# EXERCISE
Would you transcribe the whole listing exactly, minus its pictures?

# DATA

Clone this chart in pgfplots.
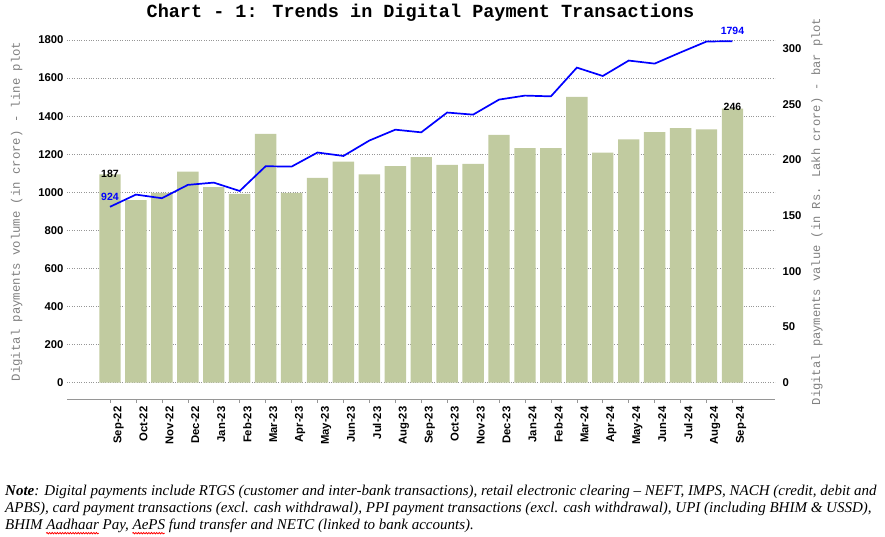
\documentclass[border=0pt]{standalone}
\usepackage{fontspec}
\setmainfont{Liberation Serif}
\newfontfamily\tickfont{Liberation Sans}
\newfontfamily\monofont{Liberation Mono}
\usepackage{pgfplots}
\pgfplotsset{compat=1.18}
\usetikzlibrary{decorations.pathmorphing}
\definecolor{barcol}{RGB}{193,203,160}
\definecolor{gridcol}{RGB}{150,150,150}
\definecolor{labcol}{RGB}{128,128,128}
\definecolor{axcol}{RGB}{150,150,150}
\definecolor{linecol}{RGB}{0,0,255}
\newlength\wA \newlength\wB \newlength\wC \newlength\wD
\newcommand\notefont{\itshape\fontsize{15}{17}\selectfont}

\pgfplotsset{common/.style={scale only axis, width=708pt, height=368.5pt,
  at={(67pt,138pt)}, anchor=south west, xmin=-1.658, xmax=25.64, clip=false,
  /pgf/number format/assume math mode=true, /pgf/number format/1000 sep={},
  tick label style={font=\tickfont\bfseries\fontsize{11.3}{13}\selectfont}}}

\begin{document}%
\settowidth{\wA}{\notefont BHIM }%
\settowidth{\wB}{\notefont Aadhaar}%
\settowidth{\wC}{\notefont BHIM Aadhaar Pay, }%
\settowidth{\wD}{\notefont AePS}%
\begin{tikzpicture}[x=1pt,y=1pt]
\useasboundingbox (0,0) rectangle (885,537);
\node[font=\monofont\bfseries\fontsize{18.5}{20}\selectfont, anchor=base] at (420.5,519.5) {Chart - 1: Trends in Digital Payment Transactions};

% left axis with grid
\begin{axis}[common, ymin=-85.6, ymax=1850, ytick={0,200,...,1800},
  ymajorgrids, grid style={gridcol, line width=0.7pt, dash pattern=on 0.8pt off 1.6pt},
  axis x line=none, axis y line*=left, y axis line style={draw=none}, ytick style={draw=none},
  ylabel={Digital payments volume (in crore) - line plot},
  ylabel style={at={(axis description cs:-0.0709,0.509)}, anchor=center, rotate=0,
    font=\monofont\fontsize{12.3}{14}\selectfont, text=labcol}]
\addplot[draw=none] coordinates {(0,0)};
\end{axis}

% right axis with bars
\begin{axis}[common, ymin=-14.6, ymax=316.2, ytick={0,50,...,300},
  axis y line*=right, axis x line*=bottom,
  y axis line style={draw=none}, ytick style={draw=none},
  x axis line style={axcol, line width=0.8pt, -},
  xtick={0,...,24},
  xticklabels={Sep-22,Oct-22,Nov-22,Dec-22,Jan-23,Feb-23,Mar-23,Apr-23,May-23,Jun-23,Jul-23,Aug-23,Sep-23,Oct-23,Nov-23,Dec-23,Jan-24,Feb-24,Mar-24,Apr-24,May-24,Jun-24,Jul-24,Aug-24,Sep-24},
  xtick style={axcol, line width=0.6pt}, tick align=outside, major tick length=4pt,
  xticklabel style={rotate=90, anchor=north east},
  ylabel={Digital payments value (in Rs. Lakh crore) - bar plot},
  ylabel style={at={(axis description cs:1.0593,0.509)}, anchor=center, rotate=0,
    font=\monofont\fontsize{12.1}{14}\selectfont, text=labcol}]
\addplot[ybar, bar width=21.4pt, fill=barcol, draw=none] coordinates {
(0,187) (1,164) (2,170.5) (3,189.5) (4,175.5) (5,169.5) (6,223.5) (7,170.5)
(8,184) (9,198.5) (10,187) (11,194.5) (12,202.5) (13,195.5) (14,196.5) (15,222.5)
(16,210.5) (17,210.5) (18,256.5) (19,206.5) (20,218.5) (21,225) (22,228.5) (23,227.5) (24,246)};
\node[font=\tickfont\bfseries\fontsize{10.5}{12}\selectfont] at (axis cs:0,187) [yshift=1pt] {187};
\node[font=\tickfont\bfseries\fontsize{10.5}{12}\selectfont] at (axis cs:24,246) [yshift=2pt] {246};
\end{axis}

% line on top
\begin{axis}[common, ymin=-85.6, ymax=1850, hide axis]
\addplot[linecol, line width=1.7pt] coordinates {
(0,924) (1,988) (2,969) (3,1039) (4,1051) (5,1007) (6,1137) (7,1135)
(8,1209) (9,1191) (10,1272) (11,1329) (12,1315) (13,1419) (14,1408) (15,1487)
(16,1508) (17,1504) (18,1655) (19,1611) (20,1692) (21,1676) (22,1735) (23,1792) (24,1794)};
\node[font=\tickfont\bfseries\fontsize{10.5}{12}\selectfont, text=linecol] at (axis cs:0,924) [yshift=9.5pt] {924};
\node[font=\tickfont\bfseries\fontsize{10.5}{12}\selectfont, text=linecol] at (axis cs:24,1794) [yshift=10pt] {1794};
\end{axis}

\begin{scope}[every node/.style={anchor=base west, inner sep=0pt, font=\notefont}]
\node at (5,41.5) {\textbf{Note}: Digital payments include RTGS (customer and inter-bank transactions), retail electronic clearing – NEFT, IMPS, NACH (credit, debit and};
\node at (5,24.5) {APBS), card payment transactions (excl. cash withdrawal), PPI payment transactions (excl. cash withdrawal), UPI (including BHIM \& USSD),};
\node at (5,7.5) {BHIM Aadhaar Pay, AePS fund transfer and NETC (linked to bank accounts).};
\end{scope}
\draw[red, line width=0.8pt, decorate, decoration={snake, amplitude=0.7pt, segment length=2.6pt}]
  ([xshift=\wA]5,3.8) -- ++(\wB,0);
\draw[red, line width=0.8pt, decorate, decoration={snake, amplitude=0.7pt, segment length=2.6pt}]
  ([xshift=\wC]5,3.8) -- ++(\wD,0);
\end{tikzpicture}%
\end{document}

# OUTPUT OF THE TASK
Clone this chart in pgfplots.
\documentclass[border=0pt]{standalone}
\usepackage{fontspec}
\setmainfont{Liberation Serif}
\newfontfamily\tickfont{Liberation Sans}
\newfontfamily\monofont{Liberation Mono}
\usepackage{pgfplots}
\pgfplotsset{compat=1.18}
\usetikzlibrary{decorations.pathmorphing}
\definecolor{barcol}{RGB}{193,203,160}
\definecolor{gridcol}{RGB}{150,150,150}
\definecolor{labcol}{RGB}{128,128,128}
\definecolor{axcol}{RGB}{150,150,150}
\definecolor{linecol}{RGB}{0,0,255}
\newlength\wA \newlength\wB \newlength\wC \newlength\wD
\newcommand\notefont{\itshape\fontsize{15}{17}\selectfont}

\pgfplotsset{common/.style={scale only axis, width=708pt, height=368.5pt,
  at={(67pt,138pt)}, anchor=south west, xmin=-1.658, xmax=25.64, clip=false,
  /pgf/number format/assume math mode=true, /pgf/number format/1000 sep={},
  tick label style={font=\tickfont\bfseries\fontsize{11.3}{13}\selectfont}}}

\begin{document}%
\settowidth{\wA}{\notefont BHIM }%
\settowidth{\wB}{\notefont Aadhaar}%
\settowidth{\wC}{\notefont BHIM Aadhaar Pay, }%
\settowidth{\wD}{\notefont AePS}%
\begin{tikzpicture}[x=1pt,y=1pt]
\useasboundingbox (0,0) rectangle (885,537);
\node[font=\monofont\bfseries\fontsize{18.5}{20}\selectfont, anchor=base] at (420.5,519.5) {Chart - 1: Trends in Digital Payment Transactions};

% left axis with grid
\begin{axis}[common, ymin=-85.6, ymax=1850, ytick={0,200,...,1800},
  ymajorgrids, grid style={gridcol, line width=0.7pt, dash pattern=on 0.8pt off 1.6pt},
  axis x line=none, axis y line*=left, y axis line style={draw=none}, ytick style={draw=none},
  ylabel={Digital payments volume (in crore) - line plot},
  ylabel style={at={(axis description cs:-0.0709,0.509)}, anchor=center, rotate=0,
    font=\monofont\fontsize{12.3}{14}\selectfont, text=labcol}]
\addplot[draw=none] coordinates {(0,0)};
\end{axis}

% right axis with bars
\begin{axis}[common, ymin=-14.6, ymax=316.2, ytick={0,50,...,300},
  axis y line*=right, axis x line*=bottom,
  y axis line style={draw=none}, ytick style={draw=none},
  x axis line style={axcol, line width=0.8pt, -},
  xtick={0,...,24},
  xticklabels={Sep-22,Oct-22,Nov-22,Dec-22,Jan-23,Feb-23,Mar-23,Apr-23,May-23,Jun-23,Jul-23,Aug-23,Sep-23,Oct-23,Nov-23,Dec-23,Jan-24,Feb-24,Mar-24,Apr-24,May-24,Jun-24,Jul-24,Aug-24,Sep-24},
  xtick style={axcol, line width=0.6pt}, tick align=outside, major tick length=4pt,
  xticklabel style={rotate=90, anchor=north east},
  ylabel={Digital payments value (in Rs. Lakh crore) - bar plot},
  ylabel style={at={(axis description cs:1.0593,0.509)}, anchor=center, rotate=0,
    font=\monofont\fontsize{12.1}{14}\selectfont, text=labcol}]
\addplot[ybar, bar width=21.4pt, fill=barcol, draw=none] coordinates {
(0,187) (1,164) (2,170.5) (3,189.5) (4,175.5) (5,169.5) (6,223.5) (7,170.5)
(8,184) (9,198.5) (10,187) (11,194.5) (12,202.5) (13,195.5) (14,196.5) (15,222.5)
(16,210.5) (17,210.5) (18,256.5) (19,206.5) (20,218.5) (21,225) (22,228.5) (23,227.5) (24,246)};
\node[font=\tickfont\bfseries\fontsize{10.5}{12}\selectfont] at (axis cs:0,187) [yshift=1pt] {187};
\node[font=\tickfont\bfseries\fontsize{10.5}{12}\selectfont] at (axis cs:24,246) [yshift=2pt] {246};
\end{axis}

% line on top
\begin{axis}[common, ymin=-85.6, ymax=1850, hide axis]
\addplot[linecol, line width=1.7pt] coordinates {
(0,924) (1,988) (2,969) (3,1039) (4,1051) (5,1007) (6,1137) (7,1135)
(8,1209) (9,1191) (10,1272) (11,1329) (12,1315) (13,1419) (14,1408) (15,1487)
(16,1508) (17,1504) (18,1655) (19,1611) (20,1692) (21,1676) (22,1735) (23,1792) (24,1794)};
\node[font=\tickfont\bfseries\fontsize{10.5}{12}\selectfont, text=linecol] at (axis cs:0,924) [yshift=9.5pt] {924};
\node[font=\tickfont\bfseries\fontsize{10.5}{12}\selectfont, text=linecol] at (axis cs:24,1794) [yshift=10pt] {1794};
\end{axis}

\begin{scope}[every node/.style={anchor=base west, inner sep=0pt, font=\notefont}]
\node at (5,41.5) {\textbf{Note}: Digital payments include RTGS (customer and inter-bank transactions), retail electronic clearing – NEFT, IMPS, NACH (credit, debit and};
\node at (5,24.5) {APBS), card payment transactions (excl. cash withdrawal), PPI payment transactions (excl. cash withdrawal), UPI (including BHIM \& USSD),};
\node at (5,7.5) {BHIM Aadhaar Pay, AePS fund transfer and NETC (linked to bank accounts).};
\end{scope}
\draw[red, line width=0.8pt, decorate, decoration={snake, amplitude=0.7pt, segment length=2.6pt}]
  ([xshift=\wA]5,3.8) -- ++(\wB,0);
\draw[red, line width=0.8pt, decorate, decoration={snake, amplitude=0.7pt, segment length=2.6pt}]
  ([xshift=\wC]5,3.8) -- ++(\wD,0);
\end{tikzpicture}%
\end{document}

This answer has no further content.